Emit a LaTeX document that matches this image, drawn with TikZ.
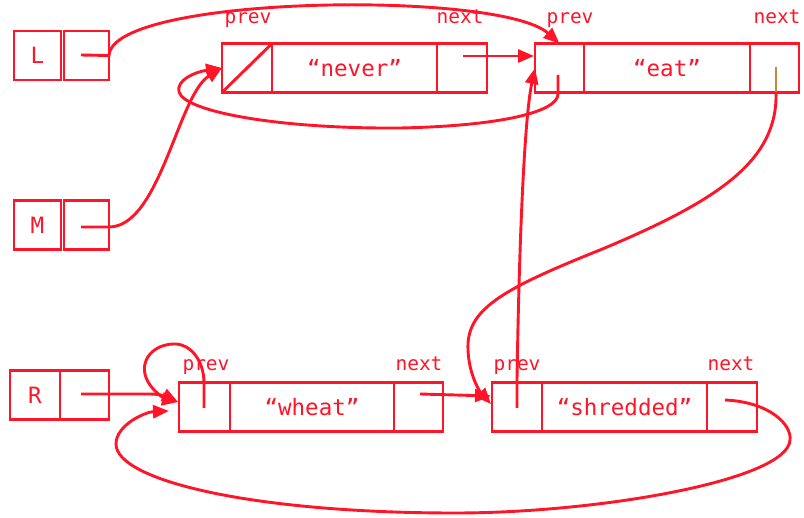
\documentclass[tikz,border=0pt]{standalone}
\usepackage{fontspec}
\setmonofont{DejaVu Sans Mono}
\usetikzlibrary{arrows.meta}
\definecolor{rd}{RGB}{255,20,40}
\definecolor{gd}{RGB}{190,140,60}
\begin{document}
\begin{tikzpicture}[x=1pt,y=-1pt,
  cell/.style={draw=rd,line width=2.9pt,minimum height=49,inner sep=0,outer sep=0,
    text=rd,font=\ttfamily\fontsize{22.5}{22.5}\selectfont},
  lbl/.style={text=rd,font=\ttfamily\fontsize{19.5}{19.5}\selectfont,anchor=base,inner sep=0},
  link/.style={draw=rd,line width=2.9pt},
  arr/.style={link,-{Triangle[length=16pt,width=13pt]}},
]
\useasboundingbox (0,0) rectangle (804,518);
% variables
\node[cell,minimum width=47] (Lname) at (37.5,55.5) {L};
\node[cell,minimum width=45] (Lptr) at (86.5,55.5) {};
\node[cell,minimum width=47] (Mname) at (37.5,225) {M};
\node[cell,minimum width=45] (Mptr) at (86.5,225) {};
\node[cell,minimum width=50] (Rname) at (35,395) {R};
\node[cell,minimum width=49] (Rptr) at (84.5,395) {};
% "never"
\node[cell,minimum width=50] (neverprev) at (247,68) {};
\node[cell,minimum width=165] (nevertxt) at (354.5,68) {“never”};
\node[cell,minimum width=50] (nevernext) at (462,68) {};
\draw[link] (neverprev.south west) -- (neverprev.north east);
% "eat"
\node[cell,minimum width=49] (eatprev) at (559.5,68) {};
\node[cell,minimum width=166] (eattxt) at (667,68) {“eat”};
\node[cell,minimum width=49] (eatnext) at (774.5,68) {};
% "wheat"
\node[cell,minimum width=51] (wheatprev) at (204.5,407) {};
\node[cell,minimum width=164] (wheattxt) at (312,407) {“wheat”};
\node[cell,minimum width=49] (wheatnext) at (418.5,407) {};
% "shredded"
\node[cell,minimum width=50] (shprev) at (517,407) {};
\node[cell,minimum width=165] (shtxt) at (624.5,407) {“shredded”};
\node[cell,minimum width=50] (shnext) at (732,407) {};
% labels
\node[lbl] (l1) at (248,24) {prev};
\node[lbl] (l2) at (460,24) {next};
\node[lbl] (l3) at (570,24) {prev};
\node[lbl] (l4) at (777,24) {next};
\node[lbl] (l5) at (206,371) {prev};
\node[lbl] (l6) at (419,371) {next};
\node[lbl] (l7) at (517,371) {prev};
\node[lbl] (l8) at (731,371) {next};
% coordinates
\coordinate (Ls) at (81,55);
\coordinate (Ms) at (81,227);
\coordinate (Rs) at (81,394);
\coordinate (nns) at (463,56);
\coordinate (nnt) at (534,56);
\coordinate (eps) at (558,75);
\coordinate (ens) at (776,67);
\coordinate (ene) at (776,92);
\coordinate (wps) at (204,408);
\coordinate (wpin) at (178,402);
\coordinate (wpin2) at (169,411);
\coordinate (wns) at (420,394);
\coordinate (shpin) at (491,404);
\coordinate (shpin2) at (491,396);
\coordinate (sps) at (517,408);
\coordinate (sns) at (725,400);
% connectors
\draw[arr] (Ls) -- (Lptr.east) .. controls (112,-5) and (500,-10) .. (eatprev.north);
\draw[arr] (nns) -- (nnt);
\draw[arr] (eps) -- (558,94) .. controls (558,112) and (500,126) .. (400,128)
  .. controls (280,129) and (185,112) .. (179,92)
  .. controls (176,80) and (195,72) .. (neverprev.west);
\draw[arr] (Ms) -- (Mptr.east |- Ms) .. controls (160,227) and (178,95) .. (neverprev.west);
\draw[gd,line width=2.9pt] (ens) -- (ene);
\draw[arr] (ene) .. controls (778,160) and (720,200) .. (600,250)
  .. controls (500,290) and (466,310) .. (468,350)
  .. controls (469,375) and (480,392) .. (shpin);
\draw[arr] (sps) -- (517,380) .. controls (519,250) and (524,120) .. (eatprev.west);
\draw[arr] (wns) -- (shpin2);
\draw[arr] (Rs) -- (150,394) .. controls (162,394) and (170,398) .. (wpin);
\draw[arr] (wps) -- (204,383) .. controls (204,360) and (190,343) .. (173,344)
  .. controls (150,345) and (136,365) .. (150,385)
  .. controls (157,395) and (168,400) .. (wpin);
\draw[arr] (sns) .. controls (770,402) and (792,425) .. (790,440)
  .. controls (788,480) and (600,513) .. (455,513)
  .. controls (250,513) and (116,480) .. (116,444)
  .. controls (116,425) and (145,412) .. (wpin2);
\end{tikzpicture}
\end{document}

◇ ◇ ◇ ◇

SET PROBLEM:
Transcribe all the data word for word; the images stay out.

RESPONSE TO THIS EXERCISE:
Emit a LaTeX document that matches this image, drawn with TikZ.
\documentclass[tikz,border=0pt]{standalone}
\usepackage{fontspec}
\setmonofont{DejaVu Sans Mono}
\usetikzlibrary{arrows.meta}
\definecolor{rd}{RGB}{255,20,40}
\definecolor{gd}{RGB}{190,140,60}
\begin{document}
\begin{tikzpicture}[x=1pt,y=-1pt,
  cell/.style={draw=rd,line width=2.9pt,minimum height=49,inner sep=0,outer sep=0,
    text=rd,font=\ttfamily\fontsize{22.5}{22.5}\selectfont},
  lbl/.style={text=rd,font=\ttfamily\fontsize{19.5}{19.5}\selectfont,anchor=base,inner sep=0},
  link/.style={draw=rd,line width=2.9pt},
  arr/.style={link,-{Triangle[length=16pt,width=13pt]}},
]
\useasboundingbox (0,0) rectangle (804,518);
% variables
\node[cell,minimum width=47] (Lname) at (37.5,55.5) {L};
\node[cell,minimum width=45] (Lptr) at (86.5,55.5) {};
\node[cell,minimum width=47] (Mname) at (37.5,225) {M};
\node[cell,minimum width=45] (Mptr) at (86.5,225) {};
\node[cell,minimum width=50] (Rname) at (35,395) {R};
\node[cell,minimum width=49] (Rptr) at (84.5,395) {};
% "never"
\node[cell,minimum width=50] (neverprev) at (247,68) {};
\node[cell,minimum width=165] (nevertxt) at (354.5,68) {“never”};
\node[cell,minimum width=50] (nevernext) at (462,68) {};
\draw[link] (neverprev.south west) -- (neverprev.north east);
% "eat"
\node[cell,minimum width=49] (eatprev) at (559.5,68) {};
\node[cell,minimum width=166] (eattxt) at (667,68) {“eat”};
\node[cell,minimum width=49] (eatnext) at (774.5,68) {};
% "wheat"
\node[cell,minimum width=51] (wheatprev) at (204.5,407) {};
\node[cell,minimum width=164] (wheattxt) at (312,407) {“wheat”};
\node[cell,minimum width=49] (wheatnext) at (418.5,407) {};
% "shredded"
\node[cell,minimum width=50] (shprev) at (517,407) {};
\node[cell,minimum width=165] (shtxt) at (624.5,407) {“shredded”};
\node[cell,minimum width=50] (shnext) at (732,407) {};
% labels
\node[lbl] (l1) at (248,24) {prev};
\node[lbl] (l2) at (460,24) {next};
\node[lbl] (l3) at (570,24) {prev};
\node[lbl] (l4) at (777,24) {next};
\node[lbl] (l5) at (206,371) {prev};
\node[lbl] (l6) at (419,371) {next};
\node[lbl] (l7) at (517,371) {prev};
\node[lbl] (l8) at (731,371) {next};
% coordinates
\coordinate (Ls) at (81,55);
\coordinate (Ms) at (81,227);
\coordinate (Rs) at (81,394);
\coordinate (nns) at (463,56);
\coordinate (nnt) at (534,56);
\coordinate (eps) at (558,75);
\coordinate (ens) at (776,67);
\coordinate (ene) at (776,92);
\coordinate (wps) at (204,408);
\coordinate (wpin) at (178,402);
\coordinate (wpin2) at (169,411);
\coordinate (wns) at (420,394);
\coordinate (shpin) at (491,404);
\coordinate (shpin2) at (491,396);
\coordinate (sps) at (517,408);
\coordinate (sns) at (725,400);
% connectors
\draw[arr] (Ls) -- (Lptr.east) .. controls (112,-5) and (500,-10) .. (eatprev.north);
\draw[arr] (nns) -- (nnt);
\draw[arr] (eps) -- (558,94) .. controls (558,112) and (500,126) .. (400,128)
  .. controls (280,129) and (185,112) .. (179,92)
  .. controls (176,80) and (195,72) .. (neverprev.west);
\draw[arr] (Ms) -- (Mptr.east |- Ms) .. controls (160,227) and (178,95) .. (neverprev.west);
\draw[gd,line width=2.9pt] (ens) -- (ene);
\draw[arr] (ene) .. controls (778,160) and (720,200) .. (600,250)
  .. controls (500,290) and (466,310) .. (468,350)
  .. controls (469,375) and (480,392) .. (shpin);
\draw[arr] (sps) -- (517,380) .. controls (519,250) and (524,120) .. (eatprev.west);
\draw[arr] (wns) -- (shpin2);
\draw[arr] (Rs) -- (150,394) .. controls (162,394) and (170,398) .. (wpin);
\draw[arr] (wps) -- (204,383) .. controls (204,360) and (190,343) .. (173,344)
  .. controls (150,345) and (136,365) .. (150,385)
  .. controls (157,395) and (168,400) .. (wpin);
\draw[arr] (sns) .. controls (770,402) and (792,425) .. (790,440)
  .. controls (788,480) and (600,513) .. (455,513)
  .. controls (250,513) and (116,480) .. (116,444)
  .. controls (116,425) and (145,412) .. (wpin2);
\end{tikzpicture}
\end{document}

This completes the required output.